In 1931, as Huxley was composing Brave New World, he wrote newspaper articles arguing that “we must abandon democracy and allow ourselves to be ruled dictatorially by men who will compel us to do and suffer what a rational foresight demands.” It was Huxley’s view that “dictatorship and scientific propaganda may provide the only means of saving humanity from the misery of anarchy.” Many of the elements in the “brave new world” that contemporary readers find jarring actually appealed to Huxley. The sorting of individuals by type, eugenic breeding, and hierarchic leadership were policies for which he had proselytized. The problem with the world he created is the lack of spiritual insight, spiritual greatness, on the part of its leader.

Most of our teachers probably took Huxley as a good democrat concerned about elitism and the evil effects of technology, but according to this, Huxley was an elitist and an enthusiast for reproductive technology who only wanted the guardians and new technologies to reflect older spiritual values.

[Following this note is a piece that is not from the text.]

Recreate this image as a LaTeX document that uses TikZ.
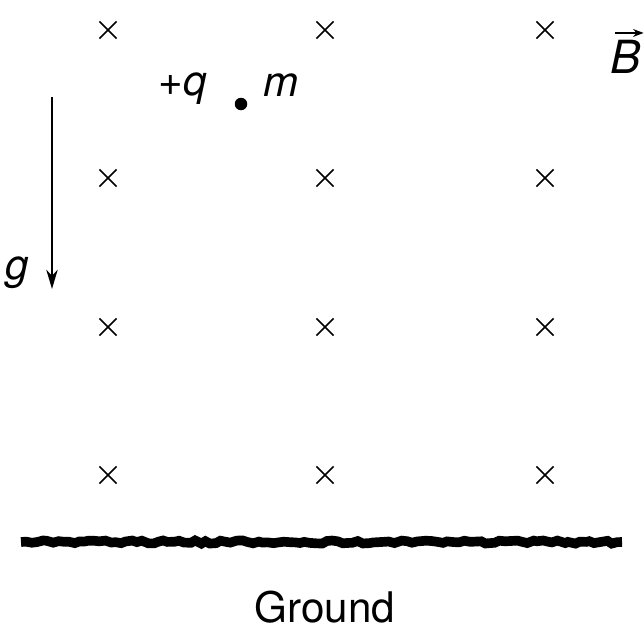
\documentclass[tikz,border=0pt]{standalone}
\usepackage{fontspec}
\setmainfont{TeX Gyre Heros}
\usetikzlibrary{arrows.meta,positioning,shapes.misc,decorations.pathmorphing}

\begin{document}
\begin{tikzpicture}[x=0.02cm, y=-0.02cm,
    fieldmark/.style={cross out, draw, line width=0.9pt, minimum size=0.31cm, inner sep=0pt},
    lbl/.style={font=\fontsize{24}{28}\selectfont\itshape, inner sep=0pt},
  ]
    \useasboundingbox (0,0) rectangle (644,629);
    \pgfmathsetseed{7}

    % field into the page
    \foreach \col/\x in {a/108,b/325,c/545}
      \foreach \row/\y in {1/30,2/178,3/327,4/475}
        \node[fieldmark] (x\col\row) at (\x,\y) {};

    % field label
    \node[lbl, font=\fontsize{26}{30}\selectfont\itshape] (B) at (626,57) {B};
    \draw[-{Stealth[length=6pt,width=4.5pt]}, line width=0.8pt]
      ([xshift=-6pt,yshift=4pt]B.north) -- ([xshift=10pt,yshift=4pt]B.north);

    % charged particle
    \node[circle, fill, inner sep=0pt, minimum size=0.25cm] (q) at (241,104) {};
    \node[lbl] (qlabel) at (183,89) {+q};
    \node[lbl] (mlabel) at (281,85) {m};

    % gravity
    \coordinate (gtop) at (52,97);
    \coordinate (gtip) at (52,289);
    \draw[-{Stealth[length=11pt,width=6.5pt,inset=3.5pt]}, line width=0.9pt] (gtop) -- (gtip);
    \node[lbl] (g) at (17,273) {g};

    % ground
    \coordinate (gleft) at (21,542);
    \coordinate (gright) at (622,542);
    \draw[line width=5.5pt, decorate,
      decoration={random steps, segment length=3pt, amplitude=0.9pt}] (gleft) -- (gright);
    \node[font=\fontsize{24}{28}\selectfont, inner sep=0pt] (ground) at (325,607) {Ground};
\end{tikzpicture}
\end{document}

I guess you could find a similar ambivalence in Orwell, who was enthusiastic for the "classless society" he saw in wartime Barcelona but repelled by Stalinist dictatorship. Huxley, though, was apparently a far more conflicted character than Orwell. Maybe his book was a success and has lasted because it wasn't simply a tract attacking modernity, but reflected a deep ambivalence about what was going on and what he expected from the future.